The lower-than-average cut is due to the fact that big English departments such as health and education, whose funding influences the Scottish grant, are being exempted from the cuts.

Britain’s aid budget, HM Revenue and Customs and nuclear decommissioning will also be protected from the new squeeze.

Scottish ministers may also opt to exempt health and education from further cuts in their next spending review, triggering deeper cuts for others, such as justice, transport or local


Details of exactly how much extra Scottish ministers will receive from Mr Osborne’s switch to infrastructure spending will be revealed on Wednesday.

For England, Mr Osborne will direct £1bn of the £5bn to a new round of spending on school buildings.

However, Scottish ministers are not obliged to follow suit and may opt to spend their own share elsewhere, given different demographic pressures in Scotland.

Mr Osborne’s opponents said that the decision to pump up the capital-spending programme was a clear admission he had cut too far in the first place. Some economists have claimed that infrastructure projects are the quickest way of stimulating the economy, by giving a quick boost to the

construction sector.

Mr Salmond said: “Increasing capital investment by simply cutting departmental budgets will not achieve the increase in demand in the economy that is so urgently needed – this investment must be additional.”

That, he said, should come from taking on more debt.

“Unlocking additional funds for investment in public sector capital projects through the use of the UK government’s borrowing powers would provide an immediate and targeted stimulus across the three devolved nations,” he added.
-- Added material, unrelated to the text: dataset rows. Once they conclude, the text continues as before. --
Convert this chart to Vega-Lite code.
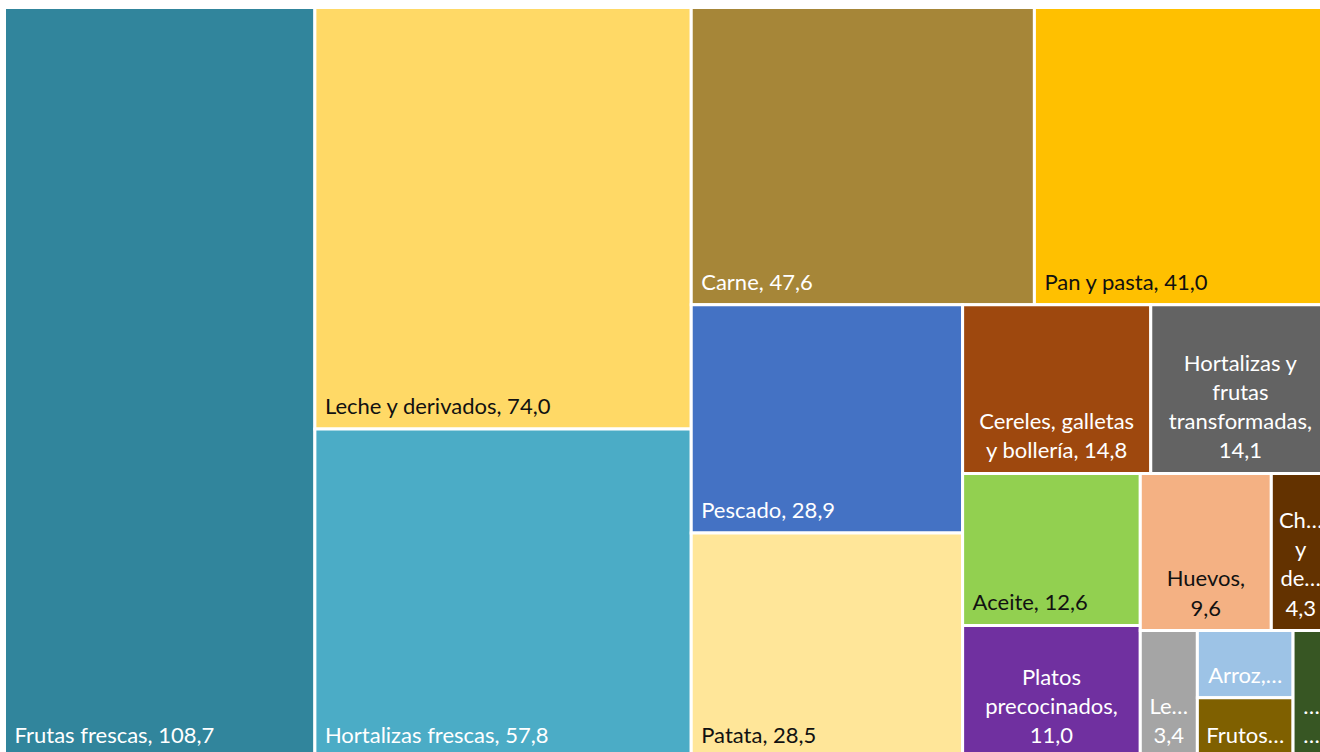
{
  "$schema": "https://vega.github.io/schema/vega-lite/v6.json",
  "width": 1320,
  "height": 752,
  "autosize": "none",
  "padding": 0,
  "background": "white",
  "config": {"view": {"stroke": null}},
  "data": {
    "values": [
      {"name": "Frutas frescas", "value": 108.7, "strip": 1, "label": "Frutas frescas, 108,7"},
      {"name": "Leche y derivados", "value": 74.0, "strip": 2, "label": "Leche y derivados, 74,0"},
      {"name": "Hortalizas frescas", "value": 57.8, "strip": 2, "label": "Hortalizas frescas, 57,8"},
      {"name": "Carne", "value": 47.6, "strip": 3, "label": "Carne, 47,6"},
      {"name": "Pan y pasta", "value": 41.0, "strip": 3, "label": "Pan y pasta, 41,0"},
      {"name": "Pescado", "value": 28.9, "strip": 4, "label": "Pescado, 28,9"},
      {"name": "Patata", "value": 28.5, "strip": 4, "label": "Patata, 28,5"},
      {"name": "Cereles, galletas y bollería", "value": 14.8, "strip": 5, "label": "Cereles, galletas\ny bollería, 14,8"},
      {"name": "Hortalizas y frutas transformadas", "value": 14.1, "strip": 5, "label": "Hortalizas y\nfrutas\ntransformadas,\n14,1"},
      {"name": "Aceite", "value": 12.6, "strip": 6, "label": "Aceite, 12,6"},
      {"name": "Platos precocinados", "value": 11.0, "strip": 6, "label": "Platos\nprecocinados,\n11,0"},
      {"name": "Huevos", "value": 9.6, "strip": 7, "label": "Huevos,\n9,6"},
      {"name": "Chocolate y derivados", "value": 4.3, "strip": 7, "label": "Ch…\ny\nde…\n4,3"},
      {"name": "Legumbres", "value": 3.4, "strip": 8, "label": "Le…\n3,4"},
      {"name": "Arroz", "value": 3.0, "strip": 9, "label": "Arroz,…"},
      {"name": "Frutos secos", "value": 2.7, "strip": 9, "label": "Frutos…"},
      {"name": "Otros", "value": 2.2, "strip": 10, "label": "…\n…"}
    ]
  },
  "transform": [
    {"joinaggregate": [{"op": "sum", "field": "value", "as": "S"}, {"op": "count", "as": "n"}], "groupby": ["strip"]},
    {"window": [{"op": "sum", "field": "value", "as": "R"}], "sort": [{"field": "strip", "order": "descending"}], "frame": [null, 0]},
    {"calculate": "datum.S / datum.R", "as": "r"},
    {"calculate": "(datum.strip == 3 || datum.strip == 5 || datum.strip == 7) ? 1 : 0", "as": "isH"},
    {"calculate": "(datum.isH == 0 && datum.r < 0.999999) ? log(1 - datum.r) / datum.n : 0", "as": "lv"},
    {"calculate": "(datum.isH == 1 && datum.r < 0.999999) ? log(1 - datum.r) / datum.n : 0", "as": "lh"},
    {"window": [{"op": "sum", "field": "lv", "as": "cLv"}, {"op": "sum", "field": "lh", "as": "cLh"}], "sort": [{"field": "strip", "order": "ascending"}], "frame": [null, 0]},
    {"calculate": "exp(datum.cLv - datum.lv * datum.n)", "as": "W"},
    {"calculate": "exp(datum.cLh - datum.lh * datum.n)", "as": "H"},
    {"stack": "value", "groupby": ["strip"], "sort": [{"field": "value", "order": "descending"}], "as": ["s0", "s1"]},
    {"calculate": "datum.isH == 0 ? 1 - datum.W : 1 - datum.W + datum.W * datum.s0 / datum.S", "as": "x0"},
    {"calculate": "datum.isH == 0 ? 1 - datum.W + datum.W * datum.r : 1 - datum.W + datum.W * datum.s1 / datum.S", "as": "x1"},
    {"calculate": "datum.isH == 1 ? 1 - datum.H : 1 - datum.H + datum.H * datum.s0 / datum.S", "as": "y0"},
    {"calculate": "datum.isH == 1 ? 1 - datum.H + datum.H * datum.r : 1 - datum.H + datum.H * datum.s1 / datum.S", "as": "y1"},
    {"calculate": "(datum.x0 + datum.x1) / 2", "as": "xc"},
    {"calculate": "length(split(datum.label, '\\n'))", "as": "nLines"},
    {"calculate": "datum.y1 - (datum.nLines - 1) * 29.3 / 750.7", "as": "yt"}
  ],
  "layer": [
    {
      "mark": {"type": "rect", "stroke": "white", "strokeWidth": 3, "clip": true},
      "encoding": {
        "x": {"field": "x0", "type": "quantitative", "scale": {"domain": [-0.003395, 0.99246], "nice": false, "zero": false}, "axis": null},
        "x2": {"field": "x1"},
        "y": {"field": "y0", "type": "quantitative", "scale": {"domain": [-0.00999, 0.99174], "nice": false, "zero": false, "reverse": true}, "axis": null},
        "y2": {"field": "y1"},
        "color": {
          "field": "name",
          "type": "nominal",
          "legend": null,
          "scale": {
            "domain": ["Frutas frescas", "Leche y derivados", "Hortalizas frescas", "Carne", "Pan y pasta", "Pescado", "Patata", "Cereles, galletas y bollería", "Hortalizas y frutas transformadas", "Aceite", "Platos precocinados", "Huevos", "Chocolate y derivados", "Legumbres", "Arroz", "Frutos secos", "Otros"],
            "range": ["#31859C", "#FFD966", "#4BACC6", "#A68638", "#FFC000", "#4472C4", "#FFE699", "#9E480E", "#636363", "#92D050", "#7030A0", "#F4B183", "#633200", "#A5A5A5", "#9DC3E6", "#7F6000", "#375623"]
          }
        }
      }
    },
    {
      "transform": [{"filter": "indexof(datum.label, '…') < 0 && indexof(datum.label, '\\n') < 0"}],
      "mark": {"type": "text", "align": "left", "baseline": "bottom", "dx": 10, "dy": -10, "font": "Lato", "fontSize": 22, "clip": true},
      "encoding": {
        "x": {"field": "x0", "type": "quantitative", "scale": {"domain": [-0.003395, 0.99246], "nice": false, "zero": false}, "axis": null},
        "y": {"field": "y1", "type": "quantitative", "scale": {"domain": [-0.00999, 0.99174], "nice": false, "zero": false, "reverse": true}, "axis": null},
        "text": {"field": "label"},
        "color": {"condition": {"test": "indexof(['Leche y derivados', 'Pan y pasta', 'Patata', 'Aceite', 'Huevos'], datum.name) >= 0", "value": "#111111"}, "value": "#ffffff"}
      }
    },
    {
      "transform": [{"filter": "!(indexof(datum.label, '…') < 0 && indexof(datum.label, '\\n') < 0)"}],
      "mark": {"type": "text", "align": "center", "baseline": "bottom", "dy": -10, "font": "Lato", "fontSize": 22, "lineBreak": "\n", "lineHeight": 29.3, "clip": true},
      "encoding": {
        "x": {"field": "xc", "type": "quantitative", "scale": {"domain": [-0.003395, 0.99246], "nice": false, "zero": false}, "axis": null},
        "y": {"field": "yt", "type": "quantitative", "scale": {"domain": [-0.00999, 0.99174], "nice": false, "zero": false, "reverse": true}, "axis": null},
        "text": {"field": "label"},
        "color": {"condition": {"test": "indexof(['Leche y derivados', 'Pan y pasta', 'Patata', 'Aceite', 'Huevos'], datum.name) >= 0", "value": "#111111"}, "value": "#ffffff"}
      }
    }
  ]
}
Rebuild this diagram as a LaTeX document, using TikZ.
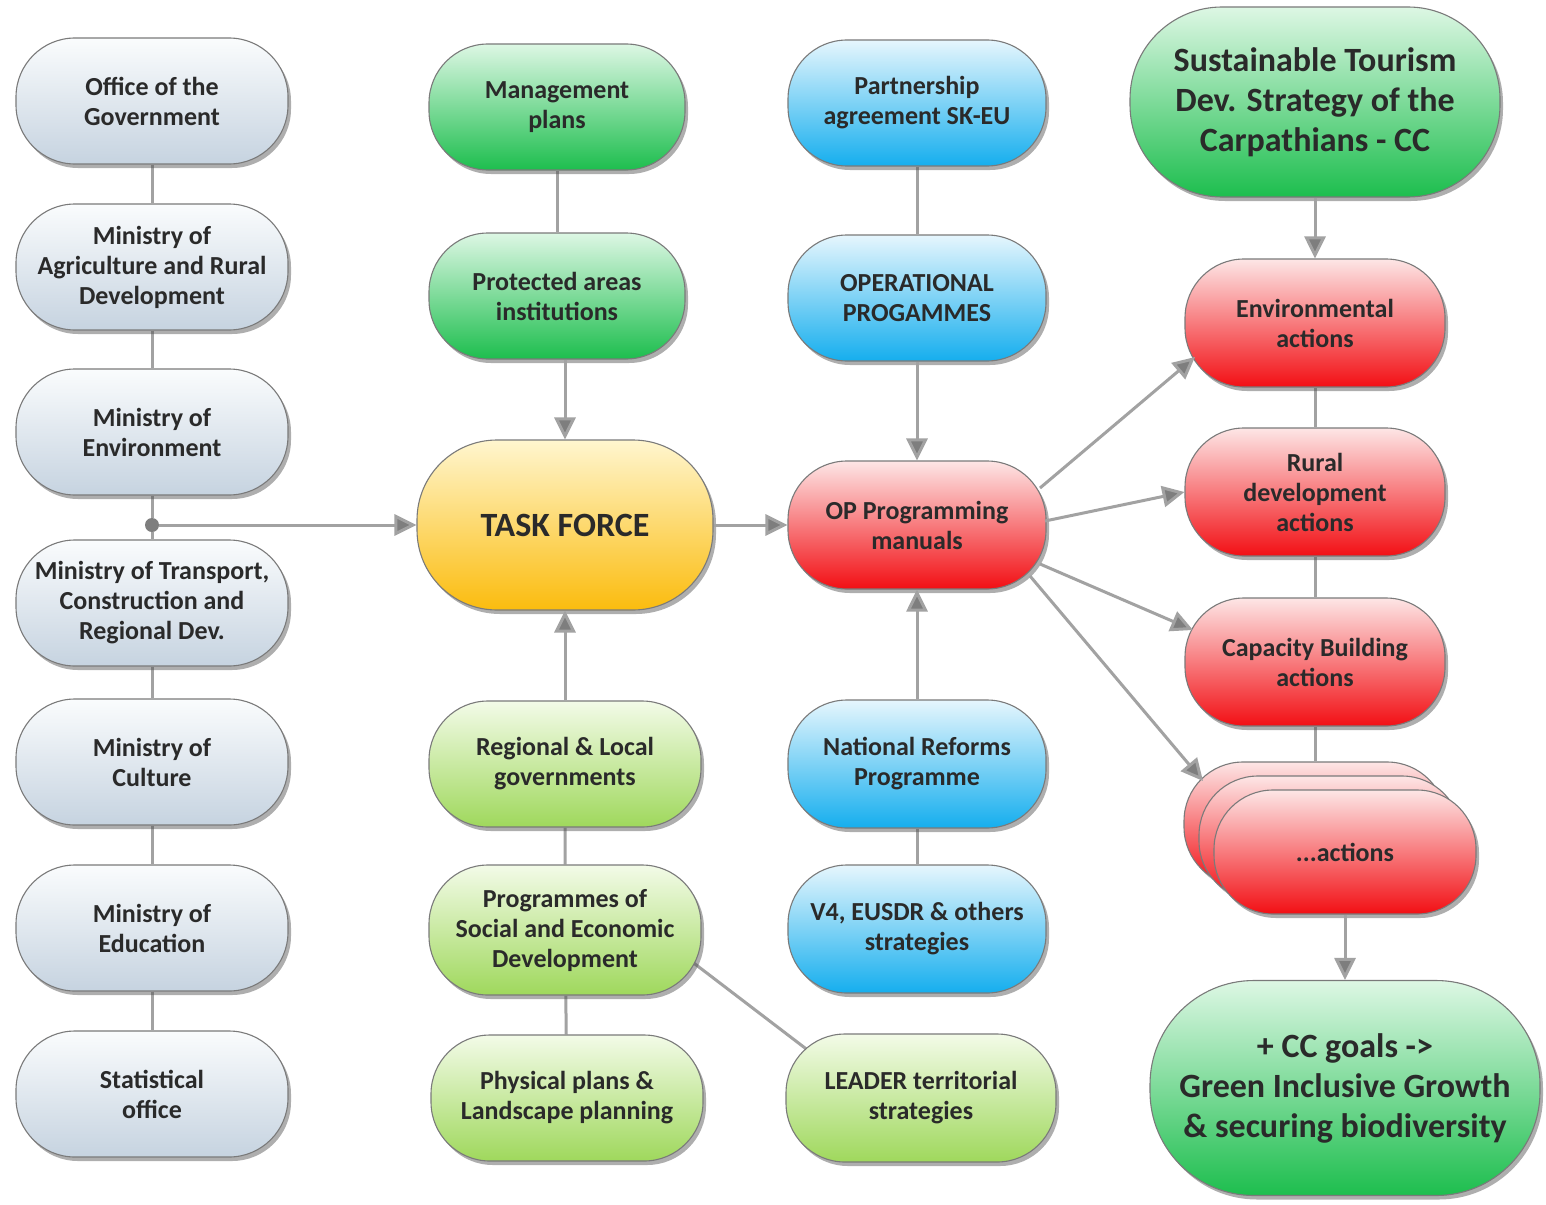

TUC general secretary Brendan Barber said: “The government’s £5bn U-turn on infrastructure spending, though welcome, is still nowhere near enough to undo the damage caused by the £22bn of infrastructure cuts over the last two years.”

However, other figures said Mr Osborne could not risk increasing Britain’s debt.

Andrew Sentance, senior economic adviser to PWC, said: “We have got a lot of credibility in the financial markets because we have stuck to our plans and countries which have not stuck to their plans, particularly in southern Europe, appear to pay a pretty high penalty in terms of their borrowing costs.

“We don’t know where that dividing line is but I don’t think we should be taking any risks.”

Mr Osborne is expected to use his statement to MPs to paint a stark picture of the uphill challenge facing the UK economy, and laying out further cutbacks he deems necessary to reduce the deficit.

Pension relief for high earners has been tipped as one possible victim. The Chancellor may also opt to increase stamp duty on the sales of costly homes. More controversial would be moves to freeze the rise in welfare payments for working-age families.